## Supplied data
"""
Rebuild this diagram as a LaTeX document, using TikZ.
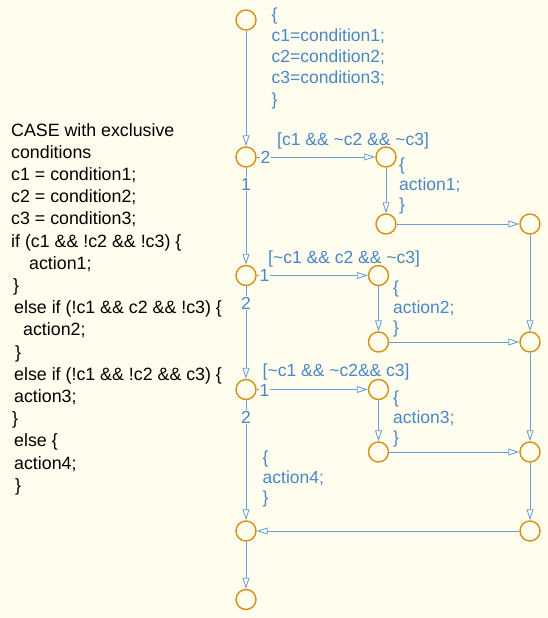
\documentclass[tikz,border=0pt]{standalone}
\usepackage{fontspec}
\setmainfont{Liberation Sans}
\usetikzlibrary{arrows.meta}
\definecolor{bg}{HTML}{FFFDED}
\definecolor{jorange}{HTML}{D68F12}
\definecolor{lblue}{HTML}{6A9FD8}
\definecolor{tblue}{HTML}{4A86C8}
\newcommand{\tl}{\textasciitilde}
\begin{document}
\begin{tikzpicture}[x=1pt,y=-1pt,
  junc/.style={circle,draw=jorange,line width=1.4pt,minimum size=20pt,inner sep=0pt,fill=bg},
  conn/.style={draw=lblue,line width=0.9pt,-{Triangle[open,length=11pt,width=7pt]}},
  btext/.style={text=tblue,font=\fontsize{17.5}{21}\selectfont,anchor=base west,inner sep=0pt},
  ltext/.style={text=black,font=\fontsize{17.8}{21}\selectfont,anchor=base west,inner sep=0pt},
  tlab/.style={text=tblue,font=\fontsize{17.5}{21}\selectfont,anchor=base,fill=bg,inner sep=1pt},
]
\fill[bg] (0,0) rectangle (548,618);
\useasboundingbox (0,0) rectangle (548,618);

% junctions
\node[junc] (J0) at (246,20) {};
\node[junc] (J1) at (246,157) {};
\node[junc] (A1) at (386,157) {};
\node[junc] (B1) at (386,224) {};
\node[junc] (C1) at (530,224) {};
\node[junc] (J2) at (246,275.5) {};
\node[junc] (A2) at (378.5,275.5) {};
\node[junc] (B2) at (378.5,342) {};
\node[junc] (C2) at (530,342) {};
\node[junc] (J3) at (246,389.5) {};
\node[junc] (A3) at (378.5,389.5) {};
\node[junc] (B3) at (378.5,452) {};
\node[junc] (C3) at (530,452) {};
\node[junc] (J4) at (246,531) {};
\node[junc] (C4) at (530,531) {};
\node[junc] (J5) at (246,599.5) {};

% connectors
\draw[conn] (J0) -- (J1);
\draw[conn] (J1) -- (A1);
\draw[conn] (A1) -- (B1);
\draw[conn] (B1) -- (C1);
\draw[conn] (C1) -- (C2);
\draw[conn] (J1) -- (J2);
\draw[conn] (J2) -- (A2);
\draw[conn] (A2) -- (B2);
\draw[conn] (B2) -- (C2);
\draw[conn] (C2) -- (C3);
\draw[conn] (J2) -- (J3);
\draw[conn] (J3) -- (A3);
\draw[conn] (A3) -- (B3);
\draw[conn] (B3) -- (C3);
\draw[conn] (C3) -- (C4);
\draw[conn] (C4) -- (J4);
\draw[conn] (J3) -- (J4);
\draw[conn] (J4) -- (J5);

% transition order labels
\node[tlab] (o1a) at (265.5,163) {2};
\node[tlab] (o1b) at (246,190) {1};
\node[tlab] (o2a) at (264.5,281.5) {1};
\node[tlab] (o2b) at (246,309) {2};
\node[tlab] (o3a) at (264.5,396.5) {1};
\node[tlab] (o3b) at (246,423) {2};

% guards
\node[btext] (g1) at (277,145) {[c1 \&\& \tl c2 \&\& \tl c3]};
\node[btext] (g2) at (268,263) {[\tl c1 \&\& c2 \&\& \tl c3]};
\node[btext] (g3) at (262.5,376) {[\tl c1 \&\& \tl c2\&\& c3]};

% initial action block
\node[btext] (t0a) at (271.5,21) {\{};
\node[btext] (t0b) at (271.5,42) {c1=condition1;};
\node[btext] (t0c) at (271.5,63) {c2=condition2;};
\node[btext] (t0d) at (271.5,84) {c3=condition3;};
\node[btext] (t0e) at (271.5,105) {\}};

% action blocks
\node[btext] (t1a) at (399,170) {\{};
\node[btext] (t1b) at (399,190) {action1;};
\node[btext] (t1c) at (399,210) {\}};
\node[btext] (t2a) at (393,293) {\{};
\node[btext] (t2b) at (393,313) {action2;};
\node[btext] (t2c) at (393,333) {\}};
\node[btext] (t3a) at (393,403) {\{};
\node[btext] (t3b) at (393,423) {action3;};
\node[btext] (t3c) at (393,443) {\}};
\node[btext] (t4a) at (262.5,463) {\{};
\node[btext] (t4b) at (262.5,483) {action4;};
\node[btext] (t4c) at (262.5,503) {\}};

% left description
\node[ltext] (l0) at (11,136) {CASE with exclusive};
\node[ltext] (l1) at (11,158.2) {conditions};
\node[ltext] (l2) at (11,180.4) {c1 = condition1;};
\node[ltext] (l3) at (11,202.6) {c2 = condition2;};
\node[ltext] (l4) at (11,224.8) {c3 = condition3;};
\node[ltext] (l5) at (11,247) {if (c1 \&\& !c2 \&\& !c3) \{};
\node[ltext] (l6) at (29,269.2) {action1;};
\node[ltext] (l7) at (13,291.4) {\}};
\node[ltext] (l8) at (14,313.6) {else if (!c1 \&\& c2 \&\& !c3) \{};
\node[ltext] (l9) at (23,335.8) {action2;};
\node[ltext] (l10) at (15,358) {\}};
\node[ltext] (l11) at (14,380.2) {else if (!c1 \&\& !c2 \&\& c3) \{};
\node[ltext] (l12) at (14,402.4) {action3;};
\node[ltext] (l13) at (12,424.6) {\}};
\node[ltext] (l14) at (14,446.8) {else \{};
\node[ltext] (l15) at (14,469) {action4;};
\node[ltext] (l16) at (15,491.2) {\}};
\end{tikzpicture}
\end{document}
"""
## Work instructions
Copy the listing word for word, excluding its pictures.

## Exercise solution
Rebuild this diagram as a LaTeX document, using TikZ.
\documentclass[tikz,border=0pt]{standalone}
\usepackage{fontspec}
\setmainfont{Liberation Sans}
\usetikzlibrary{arrows.meta}
\definecolor{bg}{HTML}{FFFDED}
\definecolor{jorange}{HTML}{D68F12}
\definecolor{lblue}{HTML}{6A9FD8}
\definecolor{tblue}{HTML}{4A86C8}
\newcommand{\tl}{\textasciitilde}
\begin{document}
\begin{tikzpicture}[x=1pt,y=-1pt,
  junc/.style={circle,draw=jorange,line width=1.4pt,minimum size=20pt,inner sep=0pt,fill=bg},
  conn/.style={draw=lblue,line width=0.9pt,-{Triangle[open,length=11pt,width=7pt]}},
  btext/.style={text=tblue,font=\fontsize{17.5}{21}\selectfont,anchor=base west,inner sep=0pt},
  ltext/.style={text=black,font=\fontsize{17.8}{21}\selectfont,anchor=base west,inner sep=0pt},
  tlab/.style={text=tblue,font=\fontsize{17.5}{21}\selectfont,anchor=base,fill=bg,inner sep=1pt},
]
\fill[bg] (0,0) rectangle (548,618);
\useasboundingbox (0,0) rectangle (548,618);

% junctions
\node[junc] (J0) at (246,20) {};
\node[junc] (J1) at (246,157) {};
\node[junc] (A1) at (386,157) {};
\node[junc] (B1) at (386,224) {};
\node[junc] (C1) at (530,224) {};
\node[junc] (J2) at (246,275.5) {};
\node[junc] (A2) at (378.5,275.5) {};
\node[junc] (B2) at (378.5,342) {};
\node[junc] (C2) at (530,342) {};
\node[junc] (J3) at (246,389.5) {};
\node[junc] (A3) at (378.5,389.5) {};
\node[junc] (B3) at (378.5,452) {};
\node[junc] (C3) at (530,452) {};
\node[junc] (J4) at (246,531) {};
\node[junc] (C4) at (530,531) {};
\node[junc] (J5) at (246,599.5) {};

% connectors
\draw[conn] (J0) -- (J1);
\draw[conn] (J1) -- (A1);
\draw[conn] (A1) -- (B1);
\draw[conn] (B1) -- (C1);
\draw[conn] (C1) -- (C2);
\draw[conn] (J1) -- (J2);
\draw[conn] (J2) -- (A2);
\draw[conn] (A2) -- (B2);
\draw[conn] (B2) -- (C2);
\draw[conn] (C2) -- (C3);
\draw[conn] (J2) -- (J3);
\draw[conn] (J3) -- (A3);
\draw[conn] (A3) -- (B3);
\draw[conn] (B3) -- (C3);
\draw[conn] (C3) -- (C4);
\draw[conn] (C4) -- (J4);
\draw[conn] (J3) -- (J4);
\draw[conn] (J4) -- (J5);

% transition order labels
\node[tlab] (o1a) at (265.5,163) {2};
\node[tlab] (o1b) at (246,190) {1};
\node[tlab] (o2a) at (264.5,281.5) {1};
\node[tlab] (o2b) at (246,309) {2};
\node[tlab] (o3a) at (264.5,396.5) {1};
\node[tlab] (o3b) at (246,423) {2};

% guards
\node[btext] (g1) at (277,145) {[c1 \&\& \tl c2 \&\& \tl c3]};
\node[btext] (g2) at (268,263) {[\tl c1 \&\& c2 \&\& \tl c3]};
\node[btext] (g3) at (262.5,376) {[\tl c1 \&\& \tl c2\&\& c3]};

% initial action block
\node[btext] (t0a) at (271.5,21) {\{};
\node[btext] (t0b) at (271.5,42) {c1=condition1;};
\node[btext] (t0c) at (271.5,63) {c2=condition2;};
\node[btext] (t0d) at (271.5,84) {c3=condition3;};
\node[btext] (t0e) at (271.5,105) {\}};

% action blocks
\node[btext] (t1a) at (399,170) {\{};
\node[btext] (t1b) at (399,190) {action1;};
\node[btext] (t1c) at (399,210) {\}};
\node[btext] (t2a) at (393,293) {\{};
\node[btext] (t2b) at (393,313) {action2;};
\node[btext] (t2c) at (393,333) {\}};
\node[btext] (t3a) at (393,403) {\{};
\node[btext] (t3b) at (393,423) {action3;};
\node[btext] (t3c) at (393,443) {\}};
\node[btext] (t4a) at (262.5,463) {\{};
\node[btext] (t4b) at (262.5,483) {action4;};
\node[btext] (t4c) at (262.5,503) {\}};

% left description
\node[ltext] (l0) at (11,136) {CASE with exclusive};
\node[ltext] (l1) at (11,158.2) {conditions};
\node[ltext] (l2) at (11,180.4) {c1 = condition1;};
\node[ltext] (l3) at (11,202.6) {c2 = condition2;};
\node[ltext] (l4) at (11,224.8) {c3 = condition3;};
\node[ltext] (l5) at (11,247) {if (c1 \&\& !c2 \&\& !c3) \{};
\node[ltext] (l6) at (29,269.2) {action1;};
\node[ltext] (l7) at (13,291.4) {\}};
\node[ltext] (l8) at (14,313.6) {else if (!c1 \&\& c2 \&\& !c3) \{};
\node[ltext] (l9) at (23,335.8) {action2;};
\node[ltext] (l10) at (15,358) {\}};
\node[ltext] (l11) at (14,380.2) {else if (!c1 \&\& !c2 \&\& c3) \{};
\node[ltext] (l12) at (14,402.4) {action3;};
\node[ltext] (l13) at (12,424.6) {\}};
\node[ltext] (l14) at (14,446.8) {else \{};
\node[ltext] (l15) at (14,469) {action4;};
\node[ltext] (l16) at (15,491.2) {\}};
\end{tikzpicture}
\end{document}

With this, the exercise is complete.